Furthermore, the proposed Xarelto “Private Settlement” ceased to be Private (extrajudicial) the minute the “parties” crossed the threshold of the court seeking an order related to the settlement.

If the courts excuse for not conducting fairness hearings is “because this is a private settlement”, that dog simply won’t hunt.

Any contention that the court is acting under authority agreed to by the parties also fails. Plaintiff Leadership nor Defense Counsel all the “parties”. Plaintiff lead counsel can enter agreements binding on the clients retained by their firms (those parties) however, leadership does not represent all “parties” and therefore cannot stipulate to jurisdiction on behalf clients they do not represent.
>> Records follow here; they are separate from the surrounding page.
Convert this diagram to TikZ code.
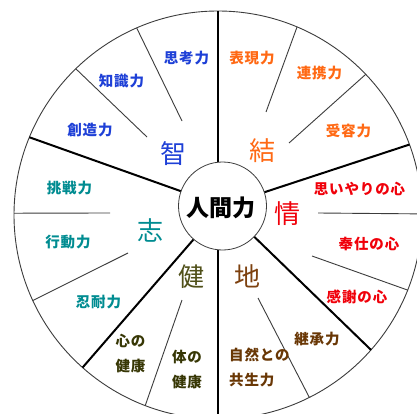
\documentclass[tikz,border=0pt]{standalone}
\usepackage{fontspec}
\usetikzlibrary{calc}
\newfontfamily\jp{Noto Sans CJK JP}
\newfontfamily\jps[LetterSpace=6]{Noto Sans CJK JP}
\definecolor{cblue}{RGB}{30,64,215}
\definecolor{corange}{RGB}{255,105,20}
\definecolor{cred}{RGB}{240,0,10}
\definecolor{cteal}{RGB}{0,140,145}
\definecolor{colive}{RGB}{80,80,25}
\definecolor{coliveD}{RGB}{55,55,5}
\definecolor{cbrown}{RGB}{125,65,15}
\definecolor{cbrownD}{RGB}{105,55,5}
\definecolor{cline}{RGB}{60,60,60}
\tikzset{
  big/.style={inner sep=0pt, font=\jp\fontsize{26}{28}\selectfont},
  lab/.style={inner sep=0pt, font=\jps\bfseries\fontsize{14.5}{25}\selectfont},
  thick spoke/.style={draw=black, line width=2pt},
  thin spoke/.style={draw=cline, line width=0.9pt},
}
\begin{document}
\begin{tikzpicture}[x=1pt,y=-1pt]
\useasboundingbox (0,0) rectangle (417,414);
\fill[white] (0,0) rectangle (417,414);
\clip (0,0) rectangle (417,414);
\coordinate (O) at (218,215);
\coordinate (c) at (222.5,206);
% outer circle
\draw[cline, line width=0.9pt] (O) circle[radius=204];
% outer end points
\coordinate (tTop) at ($(O)+(-90:204)$);
\coordinate (t2) at ($(O)+(-20.2:204)$);
\coordinate (t3) at ($(O)+(41.4:204)$);
\coordinate (tBot) at ($(O)+(90:204)$);
\coordinate (t5) at ($(O)+(131.6:204)$);
\coordinate (t6) at ($(O)+(-157.6:204)$);
\coordinate (a1) at ($(O)+(-113.5:204)$);
\coordinate (a2) at ($(O)+(-134.2:204)$);
\coordinate (b1) at ($(O)+(-67.2:204)$);
\coordinate (b2) at ($(O)+(-43.6:204)$);
\coordinate (e1) at ($(O)+(-0.3:206)$);
\coordinate (e2) at ($(O)+(21.6:204)$);
\coordinate (d1) at ($(O)+(63.4:204)$);
\coordinate (h1) at ($(O)+(110.9:204)$);
\coordinate (f1) at ($(O)+(180.5:204)$);
\coordinate (f2) at ($(O)+(155.2:204)$);
% inner end points of thin lines
\coordinate (a1i) at (182,121);
\coordinate (a2i) at (147,137);
\coordinate (b1i) at (266,112);
\coordinate (b2i) at (289,143);
\coordinate (e1i) at (318,213);
\coordinate (e2i) at (312,256);
\coordinate (d1i) at (258,298);
\coordinate (h1i) at (182,300);
\coordinate (f1i) at (110,213);
\coordinate (f2i) at (128,253);
% thin lines
\foreach \p in {a1,a2,b1,b2,e1,e2,d1,h1,f1,f2}
  \path[thin spoke] (\p i) -- (\p);
% thick spokes
\path[thick spoke] (tTop) -- (tTop |- c);
\path[thick spoke] (tBot) -- (tBot |- c);
\foreach \p in {t2,t3,t5,t6}
  \path[thick spoke] (c) -- (\p);
% hub
\node[circle, draw=cline, line width=0.8pt, fill=white, minimum size=88pt, inner sep=0pt] (hub) at (c) {};
\node[inner sep=0pt, font=\jp\bfseries\fontsize{23}{25}\selectfont] (hubtext) at (221,207.5) {人間力};
% big characters
\node[big, text=cblue] (chi) at (173,154) {智};
\node[big, text=corange] (musubi) at (262,150.5) {結};
\node[big, text=cred] (jou) at (287,213.5) {情};
\node[big, text=cbrown] (tsuchi) at (247,276.5) {地};
\node[big, text=colive] (ken) at (191,276.5) {健};
\node[big, text=cteal] (kokoro) at (150,230) {志};
% labels
\node[lab, text=cblue] (l1) at (186.5,58) {思考力};
\node[lab, text=cblue] (l2) at (121.5,81.5) {知識力};
\node[lab, text=cblue] (l3) at (90,130) {創造力};
\node[lab, text=cteal] (l4) at (69.5,188.5) {挑戦力};
\node[lab, text=cteal] (l5) at (68,242.5) {行動力};
\node[lab, text=cteal] (l6) at (98.5,302) {忍耐力};
\node[lab, text=coliveD, align=center] (l7) at (130.5,354) {心の\\健康};
\node[lab, text=coliveD, align=center] (l8) at (187,370) {体の\\健康};
\node[lab, text=cbrownD, align=left, anchor=west] (l9) at (229,367.5) {自然との\\共生力};
\node[lab, text=cbrownD] (l10) at (317,339) {継承力};
\node[lab, text=cred] (l11) at (357,296.5) {感謝の心};
\node[lab, text=cred] (l12) at (369,243.5) {奉仕の心};
\node[lab, text=cred] (l13) at (359.5,188.5) {思いやりの心};
\node[lab, text=corange] (l14) at (348.5,131) {受容力};
\node[lab, text=corange] (l15) at (319.5,73) {連携力};
\node[lab, text=corange] (l16) at (252,58) {表現力};
\end{tikzpicture}
\end{document}
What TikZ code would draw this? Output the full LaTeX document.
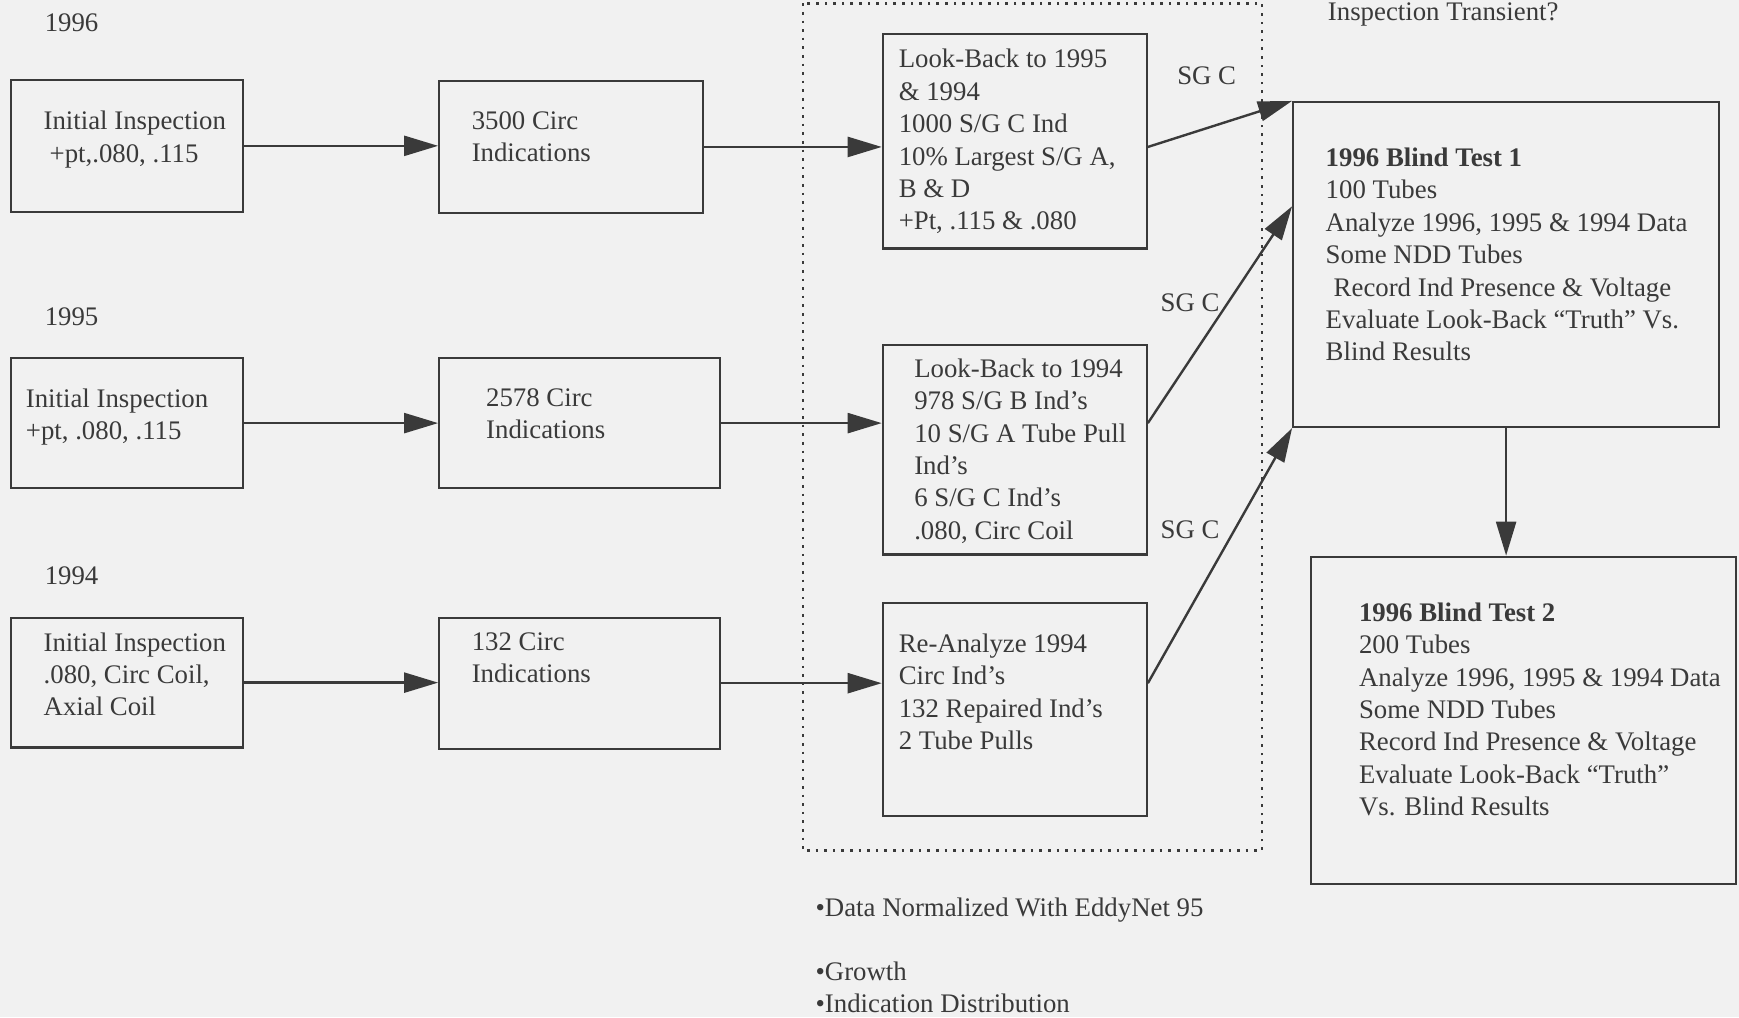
\documentclass[tikz,border=0pt]{standalone}
\usepackage{fontspec}
\setmainfont{Liberation Serif}
\usetikzlibrary{arrows.meta,fit}
\definecolor{ink}{HTML}{3A3A3A}
\definecolor{paper}{HTML}{F1F1F1}
\tikzset{
  frame/.style={draw=ink, line width=1.1pt, inner sep=0pt},
  txt/.style={anchor=north west, align=left, inner sep=0pt, text=ink,
    font=\fontsize{13.4}{16.2}\selectfont},
  tag/.style={inner sep=0pt, text=ink, font=\fontsize{13.4}{16.2}\selectfont},
  flow/.style={draw=ink, line width=1.2pt, -{Triangle[length=17pt,width=10pt]}}
}
\begin{document}
\begin{tikzpicture}[x=0.5545pt,y=-0.5545pt]
\fill[paper] (0,0) rectangle (1568,917);
\useasboundingbox (0,0) rectangle (1568,917);
% look-back area
\draw[ink, line width=1.3pt, dash pattern=on 1.3pt off 3pt] (724,3) rectangle (1138,767);
% years
\node[txt] (y96) at (40,12) {1996};
\node[txt] (y95) at (40,277) {1995};
\node[txt] (y94) at (40,511) {1994};
% 1996 row
\node[frame, fit={(10,72) (219,191)}] (ini96) {};
\node[txt] (ini96t) at (39,100) {Initial Inspection\\\hspace*{3pt}+pt,.080, .115};
\node[frame, fit={(396,73) (634,192)}] (circ96) {};
\node[txt] (circ96t) at (425,100) {3500 Circ\\Indications};
\node[frame, fit={(796,31) (1034,224)}] (look96) {};
\node[txt] (look96t) at (810,44) {Look-Back to 1995\\\& 1994\\1000 S/G C Ind\\10\% Largest S/G A,\\B \& D\\+Pt, .115 \& .080};
% 1995 row
\node[frame, fit={(10,323) (219,440)}] (ini95) {};
\node[txt] (ini95t) at (23,350) {Initial Inspection\\+pt, .080, .115};
\node[frame, fit={(396,323) (649,440)}] (circ95) {};
\node[txt] (circ95t) at (438,350) {2578 Circ\\Indications};
\node[frame, fit={(796,311) (1034,500)}] (look95) {};
\node[txt] (look95t) at (824,323) {Look-Back to 1994\\978 S/G B Ind's\\10 S/G A Tube Pull\\Ind's\\6 S/G C Ind's\\.080, Circ Coil};
% 1994 row
\node[frame, fit={(10,557) (219,674)}] (ini94) {};
\node[txt] (ini94t) at (39,570) {Initial Inspection\\.080, Circ Coil,\\Axial Coil};
\node[frame, fit={(396,557) (649,675)}] (circ94) {};
\node[txt] (circ94t) at (425,570) {132 Circ\\Indications};
\node[frame, fit={(796,544) (1034,736)}] (reana94) {};
\node[txt] (reana94t) at (810,571) {Re-Analyze 1994\\Circ Ind's\\132 Repaired Ind's\\2 Tube Pulls};
% blind tests
\node[txt] (trans) at (1197,2) {Inspection Transient?};
\node[frame, fit={(1166,92) (1550,385)}] (bt1) {};
\node[txt] (bt1t) at (1195,133) {\textbf{1996 Blind Test 1}\\100 Tubes\\Analyze 1996, 1995 \& 1994 Data\\Some NDD Tubes\\\hspace*{4pt}Record Ind Presence \& Voltage\\Evaluate Look-Back ``Truth'' Vs.\\Blind Results};
\node[frame, fit={(1182,502) (1565,797)}] (bt2) {};
\node[txt] (bt2t) at (1225,543) {\textbf{1996 Blind Test 2}\\200 Tubes\\Analyze 1996, 1995 \& 1994 Data\\Some NDD Tubes\\Record Ind Presence \& Voltage\\Evaluate Look-Back ``Truth''\\Vs. Blind Results};
% SG C tags
\node[tag] (sg1) at (1088,68) {SG C};
\node[tag] (sg2) at (1073,273) {SG C};
\node[tag] (sg3) at (1073,478) {SG C};
% notes
\node[txt] (note1) at (735,809) {\textbullet Data Normalized With EddyNet 95};
\node[txt] (note2) at (735,867) {\textbullet Growth};
\node[txt] (note3) at (735,896) {\textbullet Indication Distribution};
% connectors
\draw[flow] (ini96.east) -- (ini96.east -| circ96.west);
\draw[flow] (circ96.east) -- (circ96.east -| look96.west);
\draw[flow] (ini95.east) -- (ini95.east -| circ95.west);
\draw[flow] (circ95.east) -- (circ95.east -| look95.west);
\draw[flow] (ini94.east) -- (ini94.east -| circ94.west);
\draw[flow] (circ94.east) -- (circ94.east -| reana94.west);
\draw[flow] (look96.east |- circ96.east) -- (bt1.north west);
\draw[flow] (look95.east |- circ95.east) -- ([shift={(0,95)}]bt1.north west);
\draw[flow] (reana94.east |- circ94.east) -- (bt1.south west);
\draw[flow] (bt1.south) -- (bt1.south |- bt2.north);
\end{tikzpicture}
\end{document}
Additionally, issues related to subjected matter jurisdiction  cannot be waived by stipulation or agreement by the parties.

Jurisdiction Under the “All Writs Act”?

[A]ll courts established by Act of Congress may issue all writs necessary or appropriate in aid of their respective jurisdictions and agreeable to the usages and principles of law.”  28 U.S.C. § 1651(a).

In should be noted that Judge Weinstein, Judge Fallon  and “Quasi Class Action MDL Judges” never appear to claim to have  actual jurisdiction over MDL settlements, they instead cite their inherent authority, which would arise under the “All Writs Act”:

“All courts established by Act of Congress may issue all writs necessary or appropriate in aid of their respective jurisdictions and agreeable to the usages and principles of law.”  28 U.S.C. § 1651(a).”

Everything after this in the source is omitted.